- [GOAL] Copy, from the entries below, each line in which the string "diagram" appears.

- [DATA SUPPLIED]
• • •
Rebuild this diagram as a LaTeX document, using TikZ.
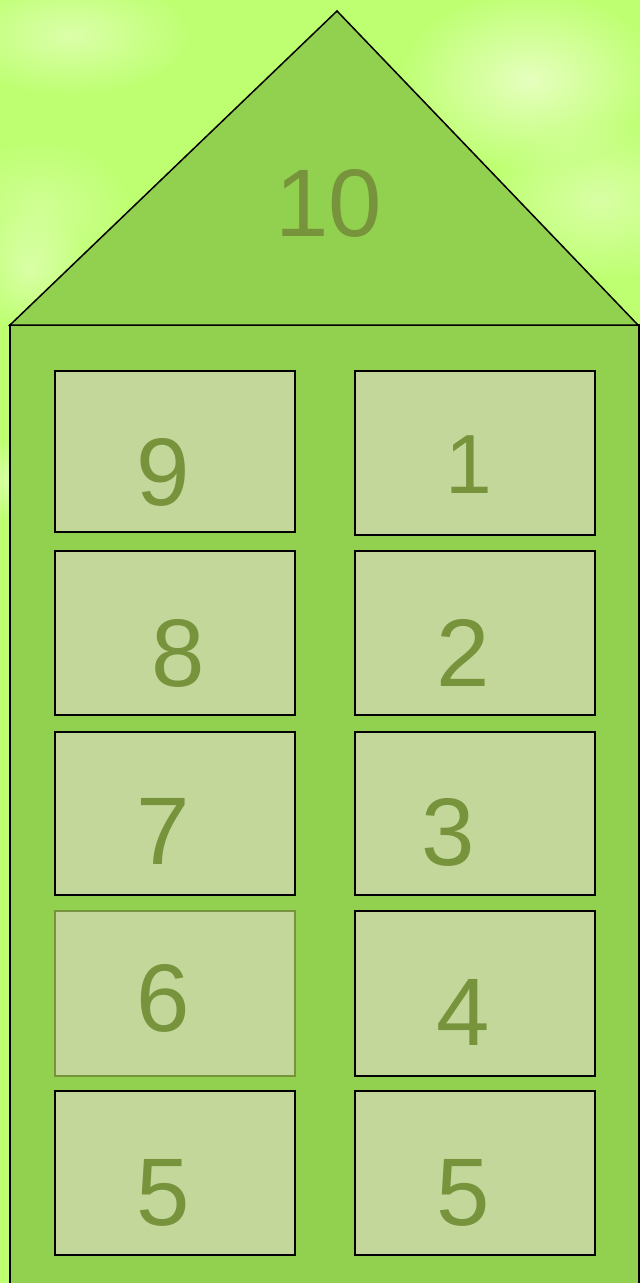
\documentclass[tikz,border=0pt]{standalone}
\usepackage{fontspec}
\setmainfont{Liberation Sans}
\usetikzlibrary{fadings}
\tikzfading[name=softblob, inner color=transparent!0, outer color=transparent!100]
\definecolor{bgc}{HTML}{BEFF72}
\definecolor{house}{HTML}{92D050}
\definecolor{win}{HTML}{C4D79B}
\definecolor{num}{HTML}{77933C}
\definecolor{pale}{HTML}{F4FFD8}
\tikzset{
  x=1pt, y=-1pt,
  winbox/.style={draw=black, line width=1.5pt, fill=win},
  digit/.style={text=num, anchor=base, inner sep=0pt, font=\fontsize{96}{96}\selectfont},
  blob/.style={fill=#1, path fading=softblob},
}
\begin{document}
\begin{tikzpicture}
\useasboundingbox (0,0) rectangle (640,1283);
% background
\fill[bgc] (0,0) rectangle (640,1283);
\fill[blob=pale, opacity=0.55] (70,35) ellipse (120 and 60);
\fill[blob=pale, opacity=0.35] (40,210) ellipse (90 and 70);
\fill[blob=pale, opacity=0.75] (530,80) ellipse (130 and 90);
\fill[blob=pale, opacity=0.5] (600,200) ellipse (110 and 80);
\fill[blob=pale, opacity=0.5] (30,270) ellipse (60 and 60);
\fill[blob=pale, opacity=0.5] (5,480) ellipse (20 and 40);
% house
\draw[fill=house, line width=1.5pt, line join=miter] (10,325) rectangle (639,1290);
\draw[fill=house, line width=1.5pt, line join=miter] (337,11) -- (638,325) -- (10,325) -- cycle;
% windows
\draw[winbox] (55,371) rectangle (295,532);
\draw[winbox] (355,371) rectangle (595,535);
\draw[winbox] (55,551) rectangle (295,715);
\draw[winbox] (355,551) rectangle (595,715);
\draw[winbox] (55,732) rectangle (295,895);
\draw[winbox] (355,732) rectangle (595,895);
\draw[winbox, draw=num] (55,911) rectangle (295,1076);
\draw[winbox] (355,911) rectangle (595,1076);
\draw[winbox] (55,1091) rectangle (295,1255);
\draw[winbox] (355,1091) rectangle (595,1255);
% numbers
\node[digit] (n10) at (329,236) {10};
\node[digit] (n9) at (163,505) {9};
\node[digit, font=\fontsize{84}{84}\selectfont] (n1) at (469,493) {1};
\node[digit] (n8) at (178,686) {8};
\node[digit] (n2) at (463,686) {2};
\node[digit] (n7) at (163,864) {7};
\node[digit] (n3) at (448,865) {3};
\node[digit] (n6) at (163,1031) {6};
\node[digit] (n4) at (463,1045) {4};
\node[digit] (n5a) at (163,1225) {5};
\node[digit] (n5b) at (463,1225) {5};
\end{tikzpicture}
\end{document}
• • •
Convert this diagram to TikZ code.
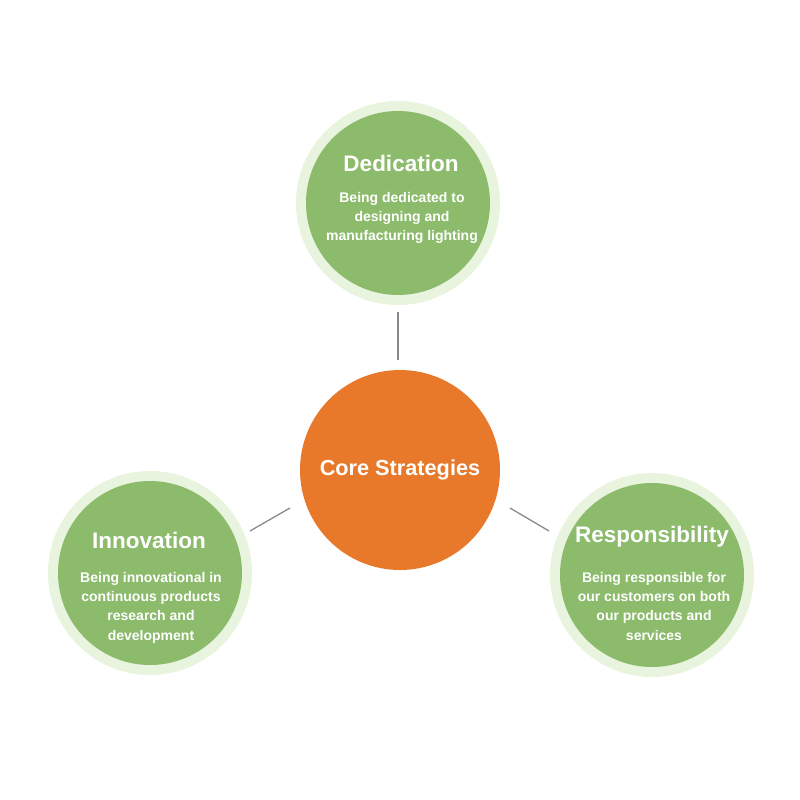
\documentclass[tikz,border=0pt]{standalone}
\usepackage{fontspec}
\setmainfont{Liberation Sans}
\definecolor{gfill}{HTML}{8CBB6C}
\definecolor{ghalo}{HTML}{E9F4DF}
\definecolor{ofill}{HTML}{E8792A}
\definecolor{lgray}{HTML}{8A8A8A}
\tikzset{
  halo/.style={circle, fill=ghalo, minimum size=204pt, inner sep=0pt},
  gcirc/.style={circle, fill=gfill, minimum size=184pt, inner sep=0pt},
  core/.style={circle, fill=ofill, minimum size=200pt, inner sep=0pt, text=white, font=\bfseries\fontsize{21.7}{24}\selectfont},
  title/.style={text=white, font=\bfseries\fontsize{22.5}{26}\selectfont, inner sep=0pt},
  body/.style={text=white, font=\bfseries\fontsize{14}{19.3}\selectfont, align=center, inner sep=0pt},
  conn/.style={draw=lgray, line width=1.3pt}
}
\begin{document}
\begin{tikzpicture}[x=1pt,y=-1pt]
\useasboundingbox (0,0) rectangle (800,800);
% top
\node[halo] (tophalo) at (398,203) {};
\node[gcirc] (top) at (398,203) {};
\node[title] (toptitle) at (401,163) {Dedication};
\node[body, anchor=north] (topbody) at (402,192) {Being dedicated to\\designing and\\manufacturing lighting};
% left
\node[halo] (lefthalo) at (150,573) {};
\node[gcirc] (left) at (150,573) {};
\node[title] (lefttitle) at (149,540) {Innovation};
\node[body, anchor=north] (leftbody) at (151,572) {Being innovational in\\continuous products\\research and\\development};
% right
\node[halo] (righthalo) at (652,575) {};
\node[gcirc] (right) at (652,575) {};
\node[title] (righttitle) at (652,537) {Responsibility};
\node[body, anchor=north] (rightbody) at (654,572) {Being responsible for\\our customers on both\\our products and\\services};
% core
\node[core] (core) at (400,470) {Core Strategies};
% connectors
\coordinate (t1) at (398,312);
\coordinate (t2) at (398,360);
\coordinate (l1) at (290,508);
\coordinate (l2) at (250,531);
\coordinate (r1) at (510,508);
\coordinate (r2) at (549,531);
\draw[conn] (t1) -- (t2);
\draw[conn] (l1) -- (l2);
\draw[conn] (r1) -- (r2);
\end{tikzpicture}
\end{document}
• • •
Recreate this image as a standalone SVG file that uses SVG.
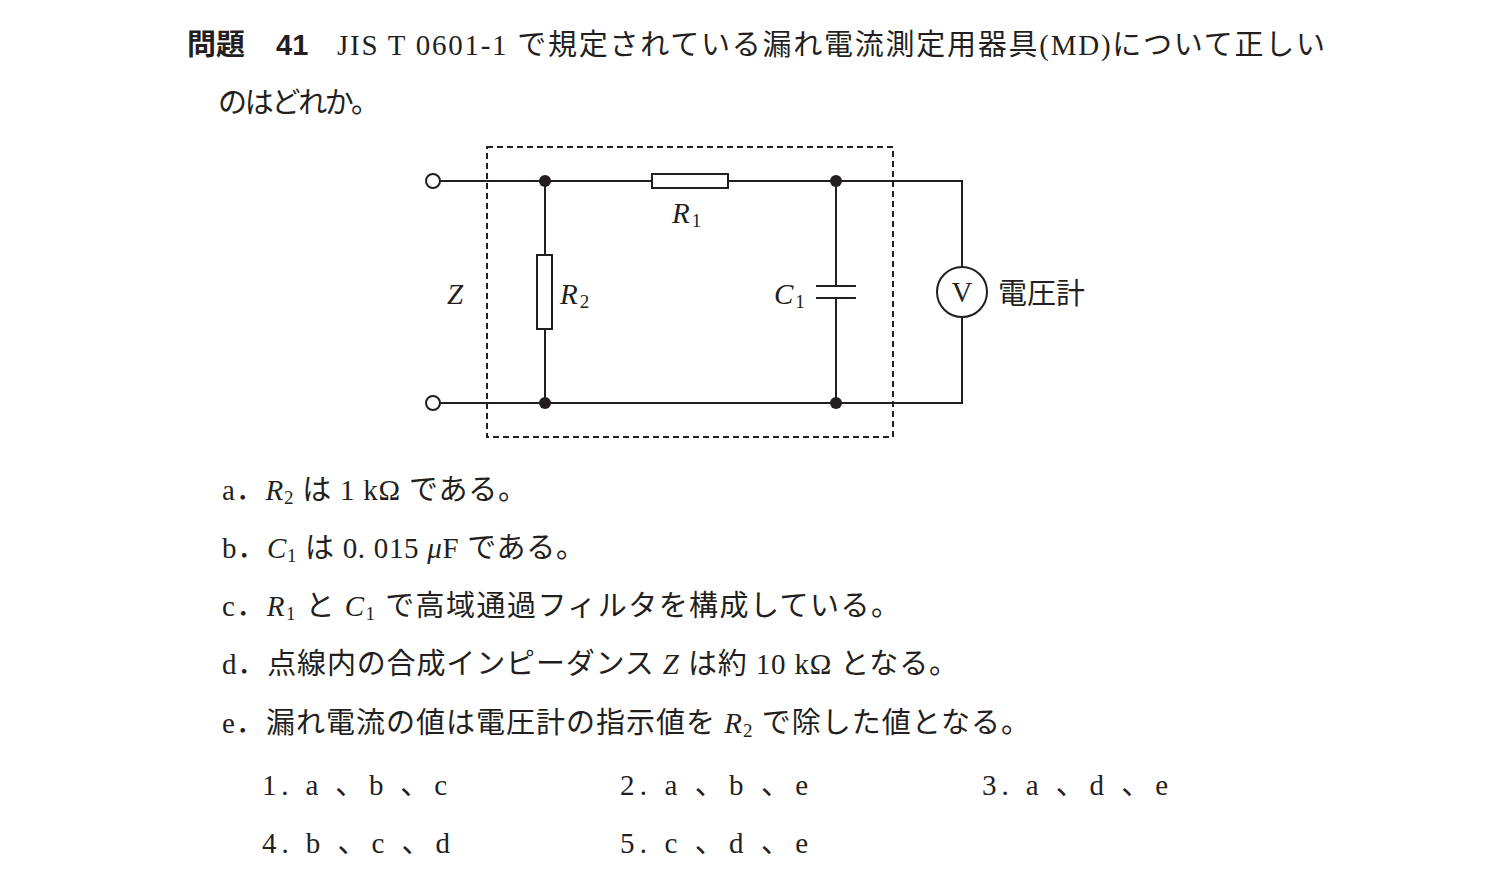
• • •
- [SOLUTION BELOW]
Rebuild this diagram as a LaTeX document, using TikZ.
Convert this diagram to TikZ code.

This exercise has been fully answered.